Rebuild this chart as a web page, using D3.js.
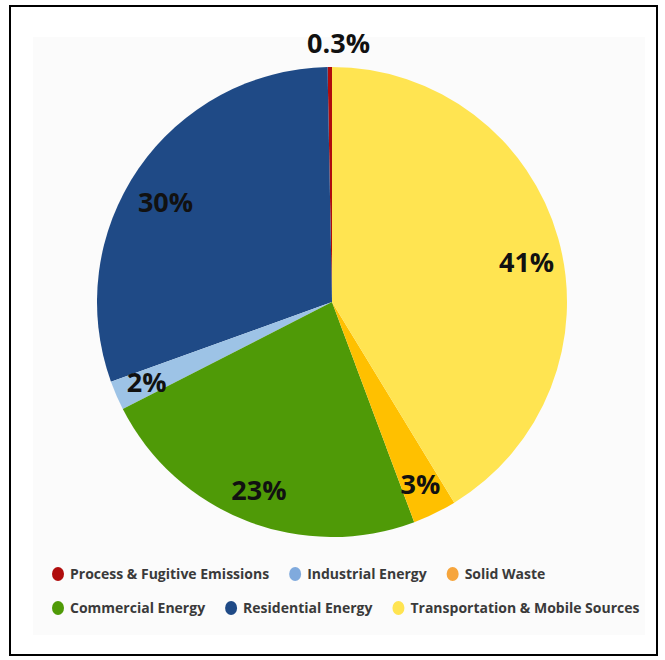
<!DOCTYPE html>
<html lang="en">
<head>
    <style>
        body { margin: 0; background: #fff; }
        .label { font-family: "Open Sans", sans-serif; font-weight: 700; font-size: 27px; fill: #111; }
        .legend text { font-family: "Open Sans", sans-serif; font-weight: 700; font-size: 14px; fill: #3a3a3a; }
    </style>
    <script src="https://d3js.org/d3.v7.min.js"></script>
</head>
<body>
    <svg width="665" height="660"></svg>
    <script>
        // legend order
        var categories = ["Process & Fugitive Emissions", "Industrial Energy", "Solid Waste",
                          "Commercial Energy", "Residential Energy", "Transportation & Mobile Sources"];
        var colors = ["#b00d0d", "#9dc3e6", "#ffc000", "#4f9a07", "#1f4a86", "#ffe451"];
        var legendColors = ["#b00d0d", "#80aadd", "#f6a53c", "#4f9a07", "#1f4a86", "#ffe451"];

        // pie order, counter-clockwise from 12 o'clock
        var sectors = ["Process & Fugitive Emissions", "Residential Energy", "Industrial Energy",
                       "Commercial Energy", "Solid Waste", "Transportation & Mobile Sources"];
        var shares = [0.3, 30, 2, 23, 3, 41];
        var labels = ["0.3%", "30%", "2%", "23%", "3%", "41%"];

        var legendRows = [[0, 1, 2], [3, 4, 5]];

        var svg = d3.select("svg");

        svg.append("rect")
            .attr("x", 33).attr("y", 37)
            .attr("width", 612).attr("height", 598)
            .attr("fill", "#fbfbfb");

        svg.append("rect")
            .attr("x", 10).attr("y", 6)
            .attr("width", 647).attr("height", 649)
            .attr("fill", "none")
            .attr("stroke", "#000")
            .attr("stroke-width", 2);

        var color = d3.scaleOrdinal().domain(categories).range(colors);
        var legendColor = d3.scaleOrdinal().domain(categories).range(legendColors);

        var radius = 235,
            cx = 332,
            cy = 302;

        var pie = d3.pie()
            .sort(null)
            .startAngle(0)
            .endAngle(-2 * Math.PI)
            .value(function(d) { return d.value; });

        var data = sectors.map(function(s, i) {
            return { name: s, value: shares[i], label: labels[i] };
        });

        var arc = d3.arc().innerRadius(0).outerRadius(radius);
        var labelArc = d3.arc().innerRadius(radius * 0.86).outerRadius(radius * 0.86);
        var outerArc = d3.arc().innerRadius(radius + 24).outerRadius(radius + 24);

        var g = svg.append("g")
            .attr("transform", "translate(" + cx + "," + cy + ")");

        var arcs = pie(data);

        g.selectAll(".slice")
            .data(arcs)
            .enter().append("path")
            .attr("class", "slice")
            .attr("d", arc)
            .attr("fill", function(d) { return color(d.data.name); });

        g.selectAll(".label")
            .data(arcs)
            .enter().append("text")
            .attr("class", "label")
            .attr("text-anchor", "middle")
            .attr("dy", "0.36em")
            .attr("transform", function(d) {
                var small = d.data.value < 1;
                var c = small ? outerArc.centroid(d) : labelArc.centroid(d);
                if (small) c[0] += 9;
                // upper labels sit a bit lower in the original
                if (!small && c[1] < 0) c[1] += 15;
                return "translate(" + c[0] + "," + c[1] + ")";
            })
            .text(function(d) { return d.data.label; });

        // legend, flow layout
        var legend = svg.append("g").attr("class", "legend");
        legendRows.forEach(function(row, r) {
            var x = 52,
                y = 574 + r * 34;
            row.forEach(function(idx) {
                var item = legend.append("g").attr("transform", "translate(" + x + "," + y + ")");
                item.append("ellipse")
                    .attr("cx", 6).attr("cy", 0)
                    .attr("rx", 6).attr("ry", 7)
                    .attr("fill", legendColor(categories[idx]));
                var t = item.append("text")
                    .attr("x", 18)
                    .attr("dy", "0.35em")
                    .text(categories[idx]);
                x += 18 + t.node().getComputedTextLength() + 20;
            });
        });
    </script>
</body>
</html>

====

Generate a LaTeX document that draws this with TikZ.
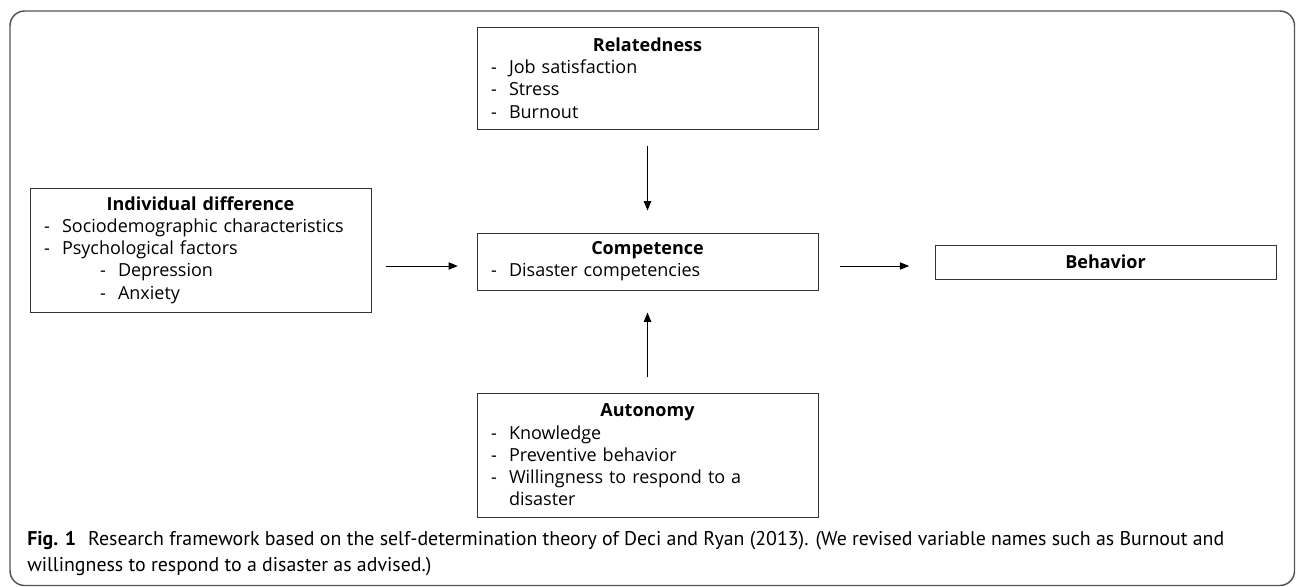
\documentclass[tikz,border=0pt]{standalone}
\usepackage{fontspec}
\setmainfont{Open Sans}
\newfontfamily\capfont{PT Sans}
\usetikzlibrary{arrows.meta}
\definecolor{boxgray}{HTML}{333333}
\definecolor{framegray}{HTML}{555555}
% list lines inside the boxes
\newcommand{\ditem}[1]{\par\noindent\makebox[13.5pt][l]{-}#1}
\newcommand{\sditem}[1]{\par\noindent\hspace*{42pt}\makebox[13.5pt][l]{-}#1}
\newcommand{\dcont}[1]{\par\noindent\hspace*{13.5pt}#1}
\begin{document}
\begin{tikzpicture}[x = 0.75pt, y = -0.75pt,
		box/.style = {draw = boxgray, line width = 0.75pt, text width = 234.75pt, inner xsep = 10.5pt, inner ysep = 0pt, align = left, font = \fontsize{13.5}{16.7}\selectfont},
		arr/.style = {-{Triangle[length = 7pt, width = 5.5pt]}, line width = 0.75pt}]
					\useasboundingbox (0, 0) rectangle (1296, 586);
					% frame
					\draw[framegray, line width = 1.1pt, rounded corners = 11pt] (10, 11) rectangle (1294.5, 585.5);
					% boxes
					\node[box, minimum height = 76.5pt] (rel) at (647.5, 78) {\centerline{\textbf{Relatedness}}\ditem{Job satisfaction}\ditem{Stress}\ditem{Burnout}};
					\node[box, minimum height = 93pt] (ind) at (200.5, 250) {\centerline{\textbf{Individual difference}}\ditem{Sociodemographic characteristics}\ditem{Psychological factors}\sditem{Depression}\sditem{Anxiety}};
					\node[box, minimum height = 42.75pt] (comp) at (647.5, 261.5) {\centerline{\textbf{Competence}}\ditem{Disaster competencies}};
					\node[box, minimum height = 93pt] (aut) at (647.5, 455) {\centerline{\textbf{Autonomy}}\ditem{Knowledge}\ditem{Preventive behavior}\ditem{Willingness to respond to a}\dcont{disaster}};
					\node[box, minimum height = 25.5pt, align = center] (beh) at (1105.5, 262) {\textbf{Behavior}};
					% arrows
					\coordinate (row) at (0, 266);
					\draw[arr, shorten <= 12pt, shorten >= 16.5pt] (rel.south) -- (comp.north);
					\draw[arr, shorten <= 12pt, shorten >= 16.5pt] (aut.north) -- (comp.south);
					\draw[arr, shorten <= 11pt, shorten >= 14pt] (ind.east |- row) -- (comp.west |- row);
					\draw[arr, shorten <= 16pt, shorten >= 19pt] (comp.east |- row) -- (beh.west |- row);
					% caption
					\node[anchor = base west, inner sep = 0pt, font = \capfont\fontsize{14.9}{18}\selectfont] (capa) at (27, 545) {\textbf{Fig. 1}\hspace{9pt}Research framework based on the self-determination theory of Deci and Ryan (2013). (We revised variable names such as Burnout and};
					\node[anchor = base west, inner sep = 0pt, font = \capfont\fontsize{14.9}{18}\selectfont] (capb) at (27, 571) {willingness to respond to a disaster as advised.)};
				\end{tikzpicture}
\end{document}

====

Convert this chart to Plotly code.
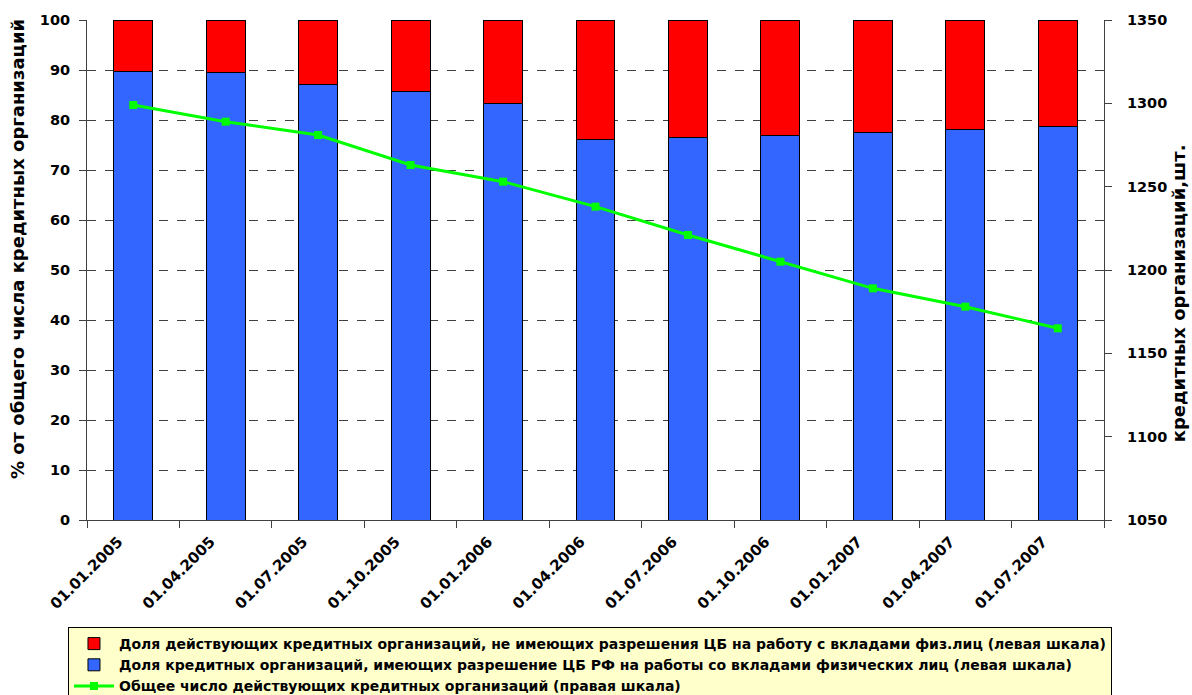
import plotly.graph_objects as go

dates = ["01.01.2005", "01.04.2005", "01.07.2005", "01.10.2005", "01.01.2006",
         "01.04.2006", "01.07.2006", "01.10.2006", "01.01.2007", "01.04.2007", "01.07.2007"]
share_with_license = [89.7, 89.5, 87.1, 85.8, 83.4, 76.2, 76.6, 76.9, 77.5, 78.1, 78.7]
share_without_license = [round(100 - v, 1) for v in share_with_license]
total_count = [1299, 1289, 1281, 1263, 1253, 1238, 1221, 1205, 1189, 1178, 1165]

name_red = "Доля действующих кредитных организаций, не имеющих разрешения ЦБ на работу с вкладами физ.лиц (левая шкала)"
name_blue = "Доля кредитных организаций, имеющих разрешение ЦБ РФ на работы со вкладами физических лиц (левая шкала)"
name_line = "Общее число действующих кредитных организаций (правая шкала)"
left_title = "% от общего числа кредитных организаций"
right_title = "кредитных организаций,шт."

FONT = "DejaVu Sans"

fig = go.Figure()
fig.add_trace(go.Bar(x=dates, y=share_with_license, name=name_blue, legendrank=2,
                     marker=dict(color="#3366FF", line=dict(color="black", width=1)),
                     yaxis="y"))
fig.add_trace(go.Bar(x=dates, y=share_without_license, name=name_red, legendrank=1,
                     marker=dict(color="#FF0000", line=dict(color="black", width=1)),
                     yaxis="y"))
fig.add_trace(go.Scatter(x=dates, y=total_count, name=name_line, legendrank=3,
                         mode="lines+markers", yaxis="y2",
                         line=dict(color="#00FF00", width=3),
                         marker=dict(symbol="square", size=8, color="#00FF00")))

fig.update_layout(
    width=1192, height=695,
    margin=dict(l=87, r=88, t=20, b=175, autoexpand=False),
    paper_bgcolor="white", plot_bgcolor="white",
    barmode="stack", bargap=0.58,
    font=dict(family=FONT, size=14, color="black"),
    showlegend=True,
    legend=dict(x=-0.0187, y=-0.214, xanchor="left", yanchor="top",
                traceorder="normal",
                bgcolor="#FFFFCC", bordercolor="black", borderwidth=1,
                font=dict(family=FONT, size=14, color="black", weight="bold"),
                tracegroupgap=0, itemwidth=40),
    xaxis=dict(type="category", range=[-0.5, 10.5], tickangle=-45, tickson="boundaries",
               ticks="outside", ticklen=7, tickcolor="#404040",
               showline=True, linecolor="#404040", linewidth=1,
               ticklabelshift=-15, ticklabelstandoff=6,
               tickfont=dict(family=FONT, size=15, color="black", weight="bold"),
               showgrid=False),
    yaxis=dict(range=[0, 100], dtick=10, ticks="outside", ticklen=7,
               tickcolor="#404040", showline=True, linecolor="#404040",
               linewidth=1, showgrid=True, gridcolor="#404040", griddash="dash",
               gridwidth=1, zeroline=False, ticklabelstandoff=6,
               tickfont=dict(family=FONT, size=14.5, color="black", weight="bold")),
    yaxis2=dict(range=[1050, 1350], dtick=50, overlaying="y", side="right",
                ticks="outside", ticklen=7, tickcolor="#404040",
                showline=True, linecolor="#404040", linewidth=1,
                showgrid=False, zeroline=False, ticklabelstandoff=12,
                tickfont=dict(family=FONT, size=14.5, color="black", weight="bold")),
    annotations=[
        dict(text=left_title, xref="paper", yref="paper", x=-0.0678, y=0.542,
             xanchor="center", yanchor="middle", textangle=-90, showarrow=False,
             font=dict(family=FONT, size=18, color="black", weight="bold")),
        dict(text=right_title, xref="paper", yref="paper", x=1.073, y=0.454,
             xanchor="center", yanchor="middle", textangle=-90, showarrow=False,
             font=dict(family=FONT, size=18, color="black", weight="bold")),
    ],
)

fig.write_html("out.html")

====

WORK INSTRUCTIONS — How many lines of these entries hold the string "this"? Answer with the number alone.

WRITTEN ANSWER — 3